Skip to content

neulab/cord19

Repository files navigation

CORD-19 Information Aggregator

by Graham Neubig, Emma Strubell, Zhengbao Jiang, Zi-Yi Dou and others at the Carnegie Mellon University Language Technologies Institute

View the extracted information here

This is a tool to browse answers the scientific literature may provide regarding various questions about the novel coronavirus and COVID-19. Click the questions below to see a list of answers with links to the sources that provided them.

We are looking for help improving this tool! If you are familiar with reading the medical literature and could give fine-grained feedback please contact us at gneubig@cs.cmu.edu. Or, if you are a programmer and could help please feel free to contribute to this repository!

Information extraction script

See the extraction directory.

Docs

Data extraction

Our data is based on the CORD-19 dataset.

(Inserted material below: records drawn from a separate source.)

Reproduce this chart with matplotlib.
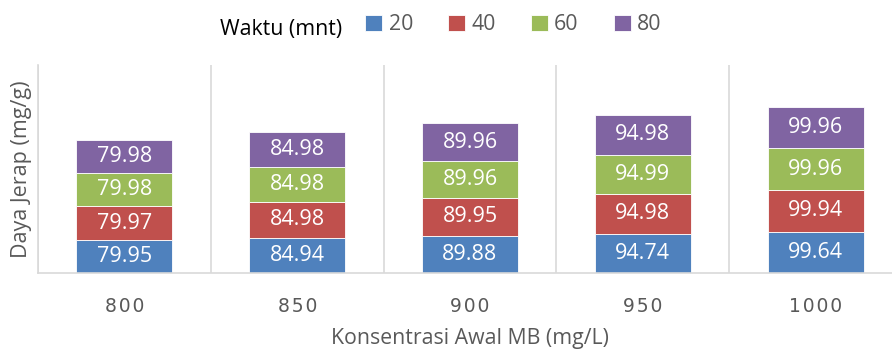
import matplotlib
matplotlib.use("Agg")
import matplotlib.pyplot as plt
import numpy as np

plt.rcParams['font.family'] = ['Open Sans', 'DejaVu Sans']

categories = ["800", "850", "900", "950", "1000"]
series_names = ["20", "40", "60", "80"]
s20 = [79.95, 84.94, 89.88, 94.74, 99.64]
s40 = [79.97, 84.98, 89.95, 94.98, 99.94]
s60 = [79.98, 84.98, 89.96, 94.99, 99.96]
s80 = [79.98, 84.98, 89.96, 94.98, 99.96]
colors = ["#4F81BD", "#C0504D", "#9BBB59", "#8064A2"]

W, H = 892, 349
fig = plt.figure(figsize=(W / 100, H / 100), dpi=100)
ax = fig.add_axes([38 / W, 1 - 273 / H, 864 / W, 208 / H])

x = np.arange(len(categories))
bottom = np.zeros(len(categories))
handles = []
for name, vals, col in zip(series_names, [s20, s40, s60, s80], colors):
    vals = np.array(vals)
    bars = ax.bar(x, vals, bottom=bottom, width=0.556, color=col,
                  edgecolor="white", linewidth=0.6, label=name)
    handles.append(bars)
    for xi, b, v in zip(x, bottom, vals):
        ax.text(xi, b + v / 2, f"{v:.2f}", ha="center", va="center",
                color="white", fontsize=15.5)
    bottom += vals

ax.set_xlim(-0.5, 4.5)
ax.set_ylim(0, 500)
ax.set_yticks([])

# category separators
for b in np.arange(-0.5, 5.0, 1.0):
    ax.axvline(b, color="#D9D9D9", linewidth=1.2, zorder=0)

for s in ["top", "right"]:
    ax.spines[s].set_visible(False)
ax.spines["left"].set_color("#D9D9D9")
ax.spines["bottom"].set_color("#D9D9D9")
ax.spines["left"].set_linewidth(1.2)
ax.spines["bottom"].set_linewidth(1.2)

ax.set_xticks(x)
ax.set_xticklabels(["\u200a".join(c) for c in categories],
                   family=['DejaVu Sans'], fontsize=13.5, color="#595959")
ax.tick_params(axis="x", length=0, pad=17)

ax.set_xlabel("Konsentrasi Awal MB (mg/L)", fontsize=15.3, color="#595959", labelpad=9)
ax.set_ylabel("Daya Jerap (mg/g)", fontsize=15.5, color="#595959", labelpad=4)

fig.text(220 / W, 1 - 29 / H, "Waktu (mnt)", fontsize=15.3, color="black",
         ha="left", va="center")
leg = fig.legend(handles=handles, labels=series_names, ncol=4, frameon=False,
                 loc="center left", bbox_to_anchor=(346 / W, 1 - 25 / H),
                 fontsize=15.3, handlelength=0.8, handleheight=0.8,
                 handletextpad=0.3, columnspacing=1.65, labelcolor="#595959")

fig.savefig("out.png", dpi=100)
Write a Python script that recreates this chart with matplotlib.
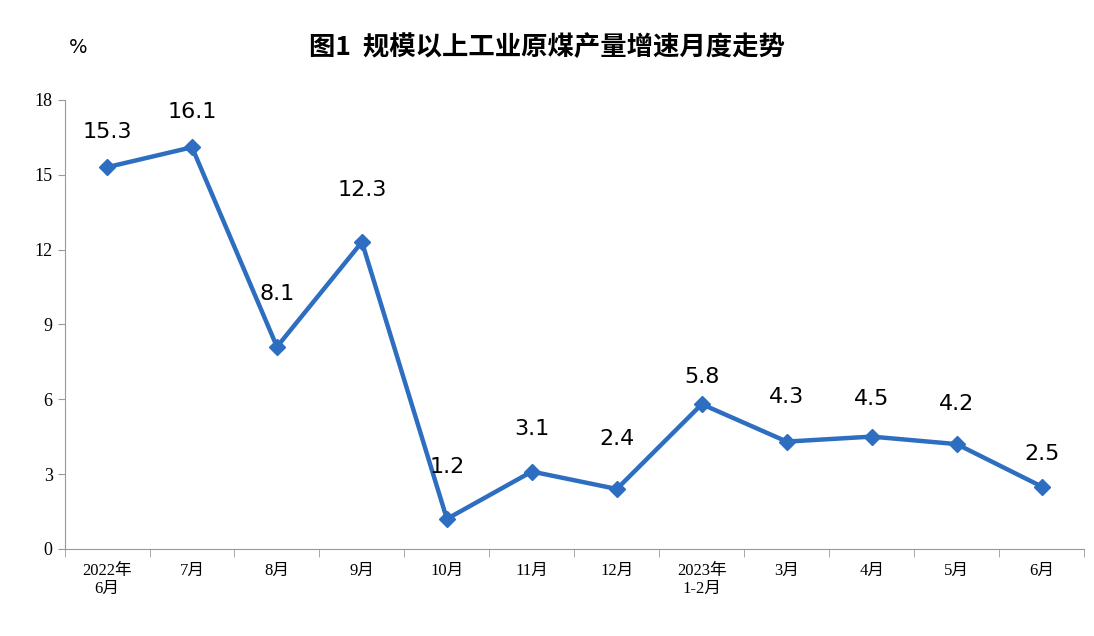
import numpy as np
import matplotlib.pyplot as plt

plt.rcParams['font.family'] = ['Liberation Serif', 'Noto Sans CJK SC']

months = ['2022年\n6月', '7月', '8月', '9月', '10月', '11月', '12月',
          '2023年\n1-2月', '3月', '4月', '5月', '6月']
growth = [15.3, 16.1, 8.1, 12.3, 1.2, 3.1, 2.4, 5.8, 4.3, 4.5, 4.2, 2.5]
yticks = [0, 3, 6, 9, 12, 15, 18]
# label offset above each point, in data units
label_gap = [1.0, 1.0, 1.7, 1.7, 1.7, 1.3, 1.6, 0.7, 1.4, 1.1, 1.2, 0.9]

fig = plt.figure(figsize=(10.94, 6.36), dpi=100)
ax = fig.add_axes([0.059, 0.137, 0.932, 0.706])

x = np.arange(len(months))
ax.plot(x, growth, color='#2E6EC0', lw=3.2, marker='D', ms=8)
for xi, v, g in zip(x, growth, label_gap):
    ax.text(xi, v + g, f'{v}', ha='center', va='bottom', fontsize=16,
            family=['DejaVu Sans'])

ax.set_xlim(-0.5, len(months) - 0.5)
ax.set_ylim(0, 18)
ax.set_yticks(yticks)
ax.set_yticklabels([str(t) for t in yticks], fontsize=13)
ax.set_xticks(x)
ax.set_xticklabels(months, fontsize=12)
ax.tick_params(axis='x', length=0, pad=10)
ax.set_xticks(np.arange(-0.5, len(months)), minor=True)
ax.tick_params(axis='x', which='minor', length=6, color='#999999')
ax.tick_params(axis='y', length=5, color='#999999')
for s in ['top', 'right']:
    ax.spines[s].set_visible(False)
for s in ['left', 'bottom']:
    ax.spines[s].set_color('#999999')

fig.text(0.063, 0.925, '%', fontsize=14, ha='left', va='center', family=['DejaVu Sans'])
fig.text(0.5, 0.925, '图1  规模以上工业原煤产量增速月度走势', fontsize=19, ha='center',
         va='center', family=['Noto Sans CJK SC'], fontweight='bold')

fig.savefig('out.png', dpi=100)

Ask the authors of this repository for access if you're interested.

  • text-only/*.oie

    Each line has <sub, rel, obj> triplets extracted from the corresponding sentence in text-only/*.sent. Triplets are separated by \t and each triplet is of the format subject|||relation|||object, e.g. he#0,2|||'s on#3,8|||outside#13,20. Subjects, relations, and objects are continuous spans of tokens in the format of text#start_char,end_char, e.g. he#0,2. Note that text of the span might only be a substring of the string spanning from start_char to end_char.